SA investors offloaded money invested in equities in 2018 and sought short-term funds to safely park their investments as they weathered the JSE storm, according to investment inflow statistics released on Thursday .

The Association for Savings and Investment SA (Asisa) have released the collective investment schemes’ (CIS) statistics for 2018, which shows that assets under management in the industry decreased for the first time in five years.

CIS consists of unit trusts and exchange-traded funds (ETFs). They allow many different investors to pool their money into a portfolio that will be invested in equities and other asset classes by investment managers.

At the end of December 2018, there were 1,567 of these portfolios in SA. According to Asisa, in 2018 the industry attracted R93.5bn in net inflows. But assets under management decreased to R2.24-trillion from R2.25-trillion in 2017. Net inflows were also R41bn lower than in 2017.

“These were the lowest net flows in a while,” says Sunette Mulder, senior policy adviser at Asisa, adding that a negative return of 8.5% by the JSE in 2018 influenced the decrease in the total asset level.

Investec Asset Management MD Thabo Khojane says a higher amount of inflows went to short-term funds and money market accounts, whereas multi-asset classes were most preferred by investors in the past. Khojane is also a member of the Asisa board.

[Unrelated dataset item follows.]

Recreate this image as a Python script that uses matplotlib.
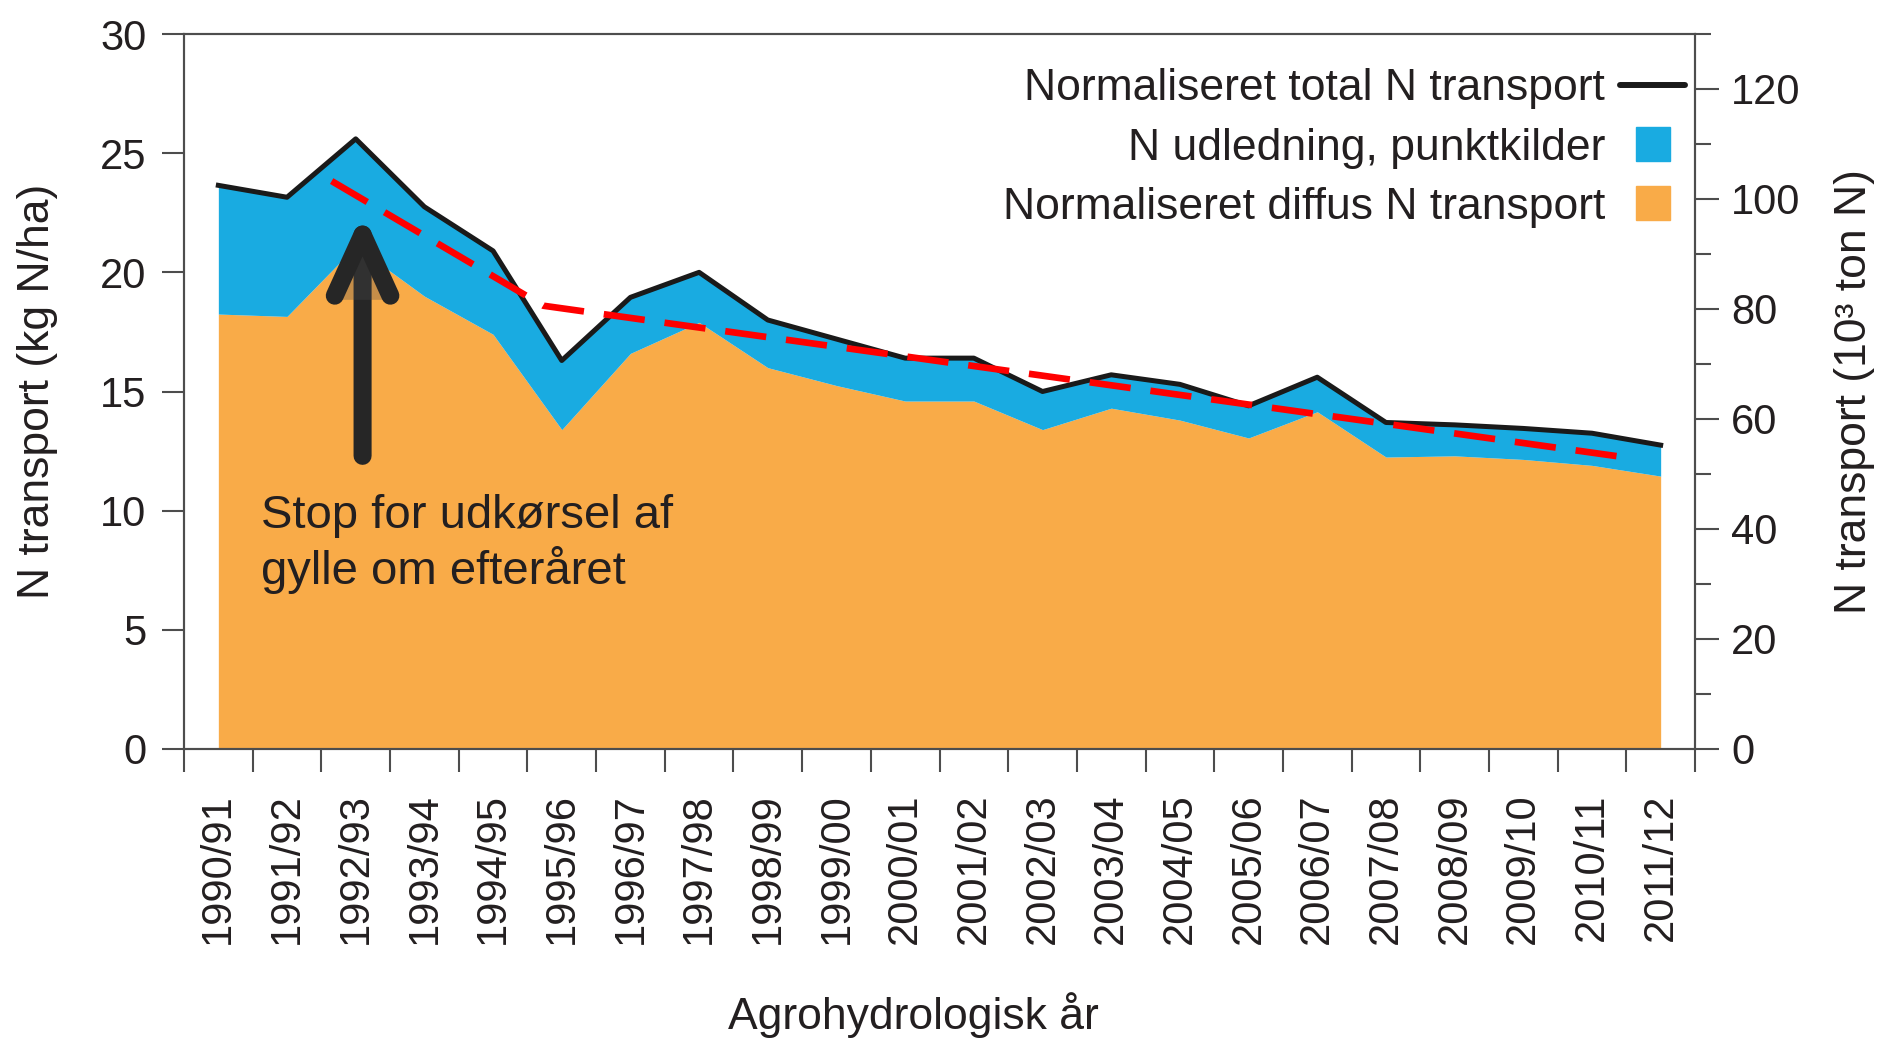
import matplotlib
matplotlib.use("Agg")
import matplotlib.pyplot as plt
import matplotlib.patheffects as pe
from matplotlib.lines import Line2D
import numpy as np

plt.rcParams['font.family'] = ['Liberation Sans', 'DejaVu Sans']

# data
years = ['1990/91', '1991/92', '1992/93', '1993/94', '1994/95', '1995/96',
         '1996/97', '1997/98', '1998/99', '1999/00', '2000/01', '2001/02',
         '2002/03', '2003/04', '2004/05', '2005/06', '2006/07', '2007/08',
         '2008/09', '2009/10', '2010/11', '2011/12']
total = [23.65, 23.15, 25.6, 22.75, 20.9, 16.3, 18.95, 20.0, 18.0, 17.2, 16.4,
         16.4, 15.0, 15.7, 15.3, 14.4, 15.6, 13.7, 13.6, 13.45, 13.25, 12.75]
diffus = [18.25, 18.15, 21.1, 19.0, 17.4, 13.4, 16.6, 17.9, 16.0, 15.25, 14.6,
          14.6, 13.4, 14.3, 13.8, 13.05, 14.15, 12.25, 12.3, 12.15, 11.9, 11.45]
# red dashed trend (position in year index, value)
trend_x = [1.65, 4.73, 20.58]
trend_y = [23.83, 18.6, 12.2]

orange = '#F9AB48'
blue = '#19ABE1'
txt = '#231F20'
spine = '#4D4D4D'

x = np.arange(len(years))

fig = plt.figure(figsize=(18.79, 10.40), dpi=100)
ax = fig.add_axes([184/1879, 1-749/1040, 1511/1879, 715/1040])

ax.fill_between(x, 0, diffus, color=orange, lw=0, zorder=1)
ax.fill_between(x, diffus, total, color=blue, lw=0, zorder=1)
ax.plot(x, total, color='#1A1A1A', lw=3.6, solid_joinstyle='round', zorder=3)
ax.plot(trend_x, trend_y, color='#FF0000', lw=4.8, dashes=(6.2, 3.0), zorder=4)

ax.annotate('', xy=(2.1, 22.5), xytext=(2.1, 12.3),
            arrowprops=dict(arrowstyle='->,head_length=2.2,head_width=1.0',
                            lw=13, color='#262626', mutation_scale=20,
                            shrinkA=0, shrinkB=0, capstyle='round',
                            joinstyle='round',
                            path_effects=[pe.SimplePatchShadow(offset=(3, -3), alpha=0.3),
                                          pe.Normal()]),
            zorder=5)
ax.text(0.62, 8.6, 'Stop for udkørsel af\ngylle om efteråret', fontsize=34,
        color=txt, ha='left', va='center', linespacing=1.2, zorder=6)

ax.set_xlim(-0.5, len(years) - 0.5)
ax.set_ylim(0, 30)
ax.set_yticks(np.arange(0, 31, 5))
ax.set_xticks(np.arange(len(years) + 1) - 0.5)
ax.set_xticklabels([])
ax.set_xticks(x, years, minor=True)
ax.tick_params(axis='x', which='minor', length=0, pad=32, labelsize=30,
               labelrotation=90, labelcolor=txt)
ax.tick_params(axis='x', which='major', length=16.5, width=1.5, color=spine)
ax.tick_params(axis='y', length=16, width=1.5, color=spine, pad=11,
               labelsize=30, labelcolor=txt)
for s in ax.spines.values():
    s.set_color(spine)
    s.set_linewidth(1.5)
ax.set_ylabel('N transport (kg N/ha)', fontsize=32, color=txt, labelpad=30)
ax.set_xlabel('Agrohydrologisk år', fontsize=32, color=txt, labelpad=34, x=0.483)

ax2 = ax.twinx()
ax2.set_ylim(0, 130)
ax2.set_yticks(np.arange(0, 121, 20))
ax2.set_yticks(np.arange(10, 131, 20), minor=True)
ax2.tick_params(axis='y', which='major', length=17, width=1.5, color=spine,
                pad=9, labelsize=30, labelcolor=txt)
ax2.tick_params(axis='y', which='minor', length=11.5, width=1.5, color=spine)
for s in ax2.spines.values():
    s.set_color(spine)
    s.set_linewidth(1.5)
ax2.set_ylabel('N transport (10³ ton N)', fontsize=32, color=txt, labelpad=24)

handles = [Line2D([], [], color='#1A1A1A', lw=4.3, solid_capstyle='round'),
           Line2D([], [], color=blue, marker='s', markersize=23.8, ls='none'),
           Line2D([], [], color=orange, marker='s', markersize=23.8, ls='none')]
labels = ['Normaliseret total N transport', 'N udledning, punktkilder',
          'Normaliseret diffus N transport']
leg = ax2.legend(handles, labels, loc='upper right', bbox_to_anchor=(0.9934, 0.952),
                 frameon=False, markerfirst=False, fontsize=32, handlelength=1.46,
                 handletextpad=0.34, labelspacing=0.41, borderpad=0,
                 borderaxespad=0, numpoints=1)
for t in leg.get_texts():
    t.set_color(txt)

fig.savefig('out.png', dpi=100)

For three years in a row, income funds posted higher real returns than low-equity cautious funds, the Asisa data shows

Multi-asset, high-equity portfolios attracted net inflows of R19.5bn and SA equity general portfolios attracted R12.1bn in 2018. At fund level, the Allan Gray balanced fund was the biggest gainer, recording net inflows of R9bn followed by Absa money market, which had net inflows of R8.2bn.

However, looking over a longer five-year period, annualised allocation to balanced funds, which include up to 70% equity in the portfolios, has decreased significantly to R16.9bn in the two years to 2018, from R45.9bn in the two-year period between 2013 and 2015.

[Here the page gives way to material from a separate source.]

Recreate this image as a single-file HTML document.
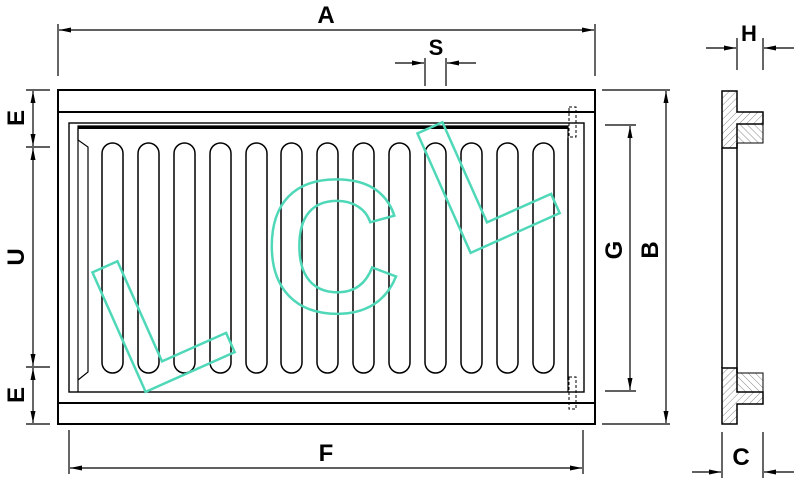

Cautious portfolios, which include up to 40% equity, came dramatically under pressure, decreasing from R25bn annualised net inflows in the two years to 2017 to a net outflow of R1.5bn in the two years to 2018. Net outflows occur when money investors took out of the asset class exceed what they put in.

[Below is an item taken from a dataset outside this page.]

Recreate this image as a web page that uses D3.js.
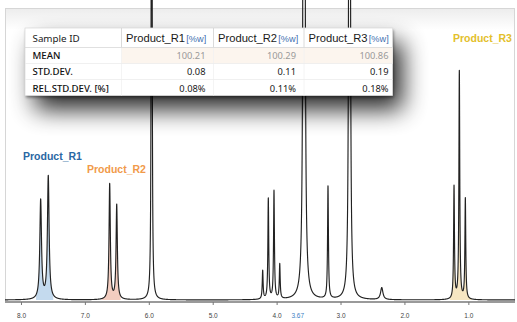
<!DOCTYPE html>
<html>
<head>
<meta charset="utf-8">
<script src="https://cdn.jsdelivr.net/npm/d3@7"></script>
<style>
  html, body { margin: 0; padding: 0; background: #fff; }
  svg { display: block; }
</style>
</head>
<body>
<svg id="chart" width="517" height="322"></svg>
<script>
// ---------------- DATA ----------------
// NMR peak list: chemical shift (ppm), intensity, half-width (ppm)
const peakPpm    = [7.692, 7.573, 6.612, 6.502, 5.955, 4.218, 4.130, 4.041, 3.951, 3.571, 3.196, 2.859, 2.355, 1.224, 1.141, 1.047];
const peakHeight = [33,    41,    38.5,  31.5,  600,   9.5,   33.5,  36,    11.5,  2000,  37.5,  1500,  4,     37.5,  76,    33.5];
const peakWidth  = [0.0157,0.0157,0.012, 0.012, 0.004, 0.008, 0.008, 0.008, 0.008, 0.0047,0.008, 0.0044,0.022, 0.008, 0.008, 0.008];

// integration regions (labelled products)
const regionNames = ["Product_R1", "Product_R2", "Product_R3"];
const regionFrom  = [7.765, 6.737, 1.286];
const regionTo    = [7.495, 6.440, 0.947];

// axis
const tickValues = [8, 7, 6, 5, 4, 3, 2, 1];
const tickLabels = ["8.0", "7.0", "6.0", "5.0", "4.0", "3.0", "2.0", "1.0"];
const cursorPpm = [3.67];
const cursorLabel = ["3.67"];

// results table
const tableHeader = ["Sample ID", "Product_R1", "Product_R2", "Product_R3"];
const unitLabel = "[%w]";
const rowLabels = ["MEAN", "STD.DEV.", "REL.STD.DEV. [%]"];
const meanValues = [100.21, 100.29, 100.86];
const stdValues  = [0.08, 0.11, 0.19];
const rsdValues  = [0.08, 0.11, 0.18];

// ---------------- STYLE ----------------
const regionFill  = { Product_R1: "#c4daee", Product_R2: "#f3cdc0", Product_R3: "#f6e6c2" };
const regionLabel = { Product_R1: "#2a67a3", Product_R2: "#f19a4a", Product_R3: "#e3c02c" };

const svg = d3.select("#chart");
const W = 517, H = 322;

const x = d3.scaleLinear().domain([8.25, 0.27]).range([5, 515]);
const y = d3.scaleLinear().domain([0, 100]).range([300, 0]);

function intensity(p) {
  let s = 0;
  for (let i = 0; i < peakPpm.length; i++) {
    const d = p - peakPpm[i], g = peakWidth[i];
    s += peakHeight[i] * g * g / (d * d + g * g);
  }
  return s;
}

// sample spectrum
const step = 0.0006;
const pts = [];
for (let p = 8.25; p >= 0.27; p -= step) pts.push({ p, v: intensity(p) });

const defs = svg.append("defs");
defs.append("clipPath").attr("id", "plotClip")
  .append("rect").attr("x", 5).attr("y", -2).attr("width", 510).attr("height", 303);

const shadow = defs.append("filter").attr("id", "shadow")
  .attr("x", "-30%").attr("y", "-60%").attr("width", "170%").attr("height", "300%");
shadow.append("feGaussianBlur").attr("in", "SourceAlpha").attr("stdDeviation", 12).attr("result", "b");
shadow.append("feOffset").attr("in", "b").attr("dx", 10).attr("dy", 14).attr("result", "o");
shadow.append("feComponentTransfer").attr("in", "o").attr("result", "o2")
  .append("feFuncA").attr("type", "linear").attr("slope", 0.85);
shadow.append("feGaussianBlur").attr("in", "SourceAlpha").attr("stdDeviation", 1.5).attr("result", "t");
shadow.append("feOffset").attr("in", "t").attr("dx", 1).attr("dy", 2).attr("result", "t2");
shadow.append("feComponentTransfer").attr("in", "t2").attr("result", "t3")
  .append("feFuncA").attr("type", "linear").attr("slope", 0.45);
const merge = shadow.append("feMerge");
merge.append("feMergeNode").attr("in", "o2");
merge.append("feMergeNode").attr("in", "t3");

const topGrad = defs.append("linearGradient").attr("id", "topGrad").attr("x1", 0).attr("y1", 0).attr("x2", 0).attr("y2", 1);
topGrad.append("stop").attr("offset", 0).attr("stop-color", "#ececec");
topGrad.append("stop").attr("offset", 1).attr("stop-color", "#ffffff");

// background / frame
svg.append("rect").attr("width", W).attr("height", H).attr("fill", "#fff");
svg.append("rect").attr("x", 5).attr("y", 8).attr("width", 510).attr("height", 22).attr("fill", "url(#topGrad)");
svg.append("rect").attr("x", 5.5).attr("y", 8.5).attr("width", 509).attr("height", 293)
  .attr("fill", "none").attr("stroke", "#d6d6d6").attr("stroke-width", 1);

const plot = svg.append("g").attr("clip-path", "url(#plotClip)");

// filled integration regions
regionNames.forEach((name, i) => {
  const sub = pts.filter(d => d.p <= regionFrom[i] && d.p >= regionTo[i]);
  plot.append("path").datum(sub)
    .attr("fill", regionFill[name])
    .attr("d", d3.area().x(d => x(d.p)).y0(y(0)).y1(d => y(d.v)));
});

// spectrum line
plot.append("path").datum(pts)
  .attr("fill", "none").attr("stroke", "#222").attr("stroke-width", 1.15)
  .attr("stroke-linejoin", "round")
  .attr("d", d3.line().x(d => x(d.p)).y(d => Math.max(y(d.v), -50)));

// axis
const axisG = svg.append("g").attr("transform", "translate(0,302)");
axisG.append("line").attr("x1", 5).attr("x2", 515).attr("stroke", "#9a9a9a").attr("stroke-width", 2);
const axis = d3.axisBottom(x).tickValues(tickValues).tickFormat((d, i) => tickLabels[i]).tickSize(3).tickPadding(8);
const ag = svg.append("g").attr("transform", "translate(0,302)").call(axis);
ag.select(".domain").remove();
ag.selectAll(".tick line").attr("stroke", "#777");
ag.selectAll(".tick text").attr("fill", "#444").attr("font-size", "6.5px").attr("font-family", "Liberation Sans, Arial, sans-serif");
svg.selectAll("text.cursor").data(cursorPpm).enter().append("text")
  .attr("class", "cursor")
  .attr("x", d => x(d)).attr("y", 317.6).attr("text-anchor", "middle")
  .attr("fill", "#3b7fc4").attr("font-size", "6.5px").attr("font-family", "Liberation Sans, Arial, sans-serif")
  .text((d, i) => cursorLabel[i]);

// product labels
const labelPos = { Product_R1: [23, 160], Product_R2: [87, 173], Product_R3: [453, 42] };
regionNames.forEach(name => {
  svg.append("text").attr("x", labelPos[name][0]).attr("y", labelPos[name][1])
    .attr("fill", regionLabel[name]).attr("font-weight", "bold")
    .attr("font-size", "10.5px").attr("font-family", "Liberation Sans, Arial, sans-serif")
    .text(name);
});

// ---------------- TABLE ----------------
const colX = [25, 121.5, 213.5, 304, 392.5];
const rowY = [28, 47.5, 63.5, 79.5, 95.5];
const valPad = [8, 8, 4];
const tbl = svg.append("g");
tbl.append("rect").attr("x", colX[0]).attr("y", rowY[0]).attr("width", colX[4] - colX[0]).attr("height", rowY[4] - rowY[0])
  .attr("fill", "#fff").attr("filter", "url(#shadow)");
tbl.append("rect").attr("x", colX[0]).attr("y", rowY[0]).attr("width", colX[4] - colX[0]).attr("height", rowY[4] - rowY[0])
  .attr("fill", "#fff").attr("stroke", "#dcdcdc").attr("stroke-width", 0.8);
// mean row tint
tbl.append("rect").attr("x", colX[1]).attr("y", rowY[1]).attr("width", colX[4] - colX[1]).attr("height", rowY[2] - rowY[1])
  .attr("fill", "#fcf5ee");
// separators
for (let c = 1; c < 4; c++) {
  tbl.append("line").attr("x1", colX[c]).attr("x2", colX[c]).attr("y1", rowY[0]).attr("y2", rowY[1])
    .attr("stroke", "#d0d0d0").attr("stroke-width", 0.8);
  tbl.append("line").attr("x1", colX[c]).attr("x2", colX[c]).attr("y1", rowY[1]).attr("y2", rowY[4])
    .attr("stroke", "#f1f1f1").attr("stroke-width", 0.8);
}
for (let r = 1; r < 4; r++) {
  tbl.append("line").attr("x1", colX[0]).attr("x2", colX[4]).attr("y1", rowY[r]).attr("y2", rowY[r])
    .attr("stroke", r === 1 ? "#d8d8d8" : "#ececec").attr("stroke-width", 0.8);
}
const tf = "Liberation Sans, Arial, sans-serif";
const nf = "Noto Sans, Open Sans, sans-serif";
tbl.append("text").attr("x", 32.5).attr("y", 41.8).attr("font-size", "9.8px").attr("font-family", nf)
  .attr("fill", "#1a1a1a").text(tableHeader[0]);
for (let c = 1; c < 4; c++) {
  const t = tbl.append("text").attr("x", colX[c] + 4.5).attr("y", 42).attr("font-size", "11.2px").attr("font-family", tf).attr("fill", "#1a1a1a");
  t.append("tspan").text(tableHeader[c]);
  t.append("tspan").attr("fill", "#3f6fb1").attr("font-size", "9.2px").attr("dx", 1.2).text(unitLabel);
}
const rowValues = [meanValues.map(v => v.toFixed(2)), stdValues.map(v => v.toFixed(2)), rsdValues.map(v => v.toFixed(2) + "%")];
const rowColor = ["#9a9a9a", "#1a1a1a", "#1a1a1a"];
const rowCenter = [56, 71.7, 88.3];
rowLabels.forEach((lab, r) => {
  const base = rowCenter[r] + 3.4;
  tbl.append("text").attr("x", 32.5).attr("y", base).attr("font-size", "9.6px").attr("font-family", nf)
    .attr("font-weight", 500).attr("fill", "#111").text(lab);
  rowValues[r].forEach((v, c) => {
    tbl.append("text").attr("x", colX[c + 2] - valPad[c]).attr("y", base).attr("text-anchor", "end")
      .attr("font-size", "9.3px").attr("font-family", nf).attr("fill", rowColor[r]).text(v);
  });
});
</script>
</body>
</html>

“While, sometimes, investors in high equity funds have to live with downward volatility, they know that the majority of the time they will get high results. The problem with the cautious low equity is that even when they do hit it up the park, it’s not much. And post-2013, it’s not clear why one would go with a cautious fund versus an income fund. It doesn’t look like you are being rewarded for the risk,” says Khojane.

For three years in a row, income funds posted higher real returns than low-equity cautious funds, the Asisa data shows. In 2018,  income funds had real returns of 4% while the high-equity and low-equity funds had negative returns of 8% and 3%, respectively.

“The cautious funds need to work out if they have a competitive proposition relative to income funds. The second thing for cautious funds is, apart from carefully choosing equities, should we be more active in managing the downside? A hedge is one example,” says Khojane.

Asisa figures, however, show that the hedging industry in SA is only about R50bn. However, Hayden Reinders, head of alternative administration unit of Prescient Fund Services, thinks the demand for hedge funds is going to increase amid the volatility on the JSE as hedge funds are not correlated to the stock market.

Asisa CEO Leon Campher says the association expects to finalise the performance fee standard regulations for hedge funds in the second quarter of 2019. This will enable investors to better compare performance of these funds against their costs. Once finalised, SA will be the first jurisdiction in the world where the hedge fund industry is regulated.

Khojane says he believes the equity funds will still be relevant for investors because he does not foresee income funds sustaining real returns of 4% to 5% in the long term.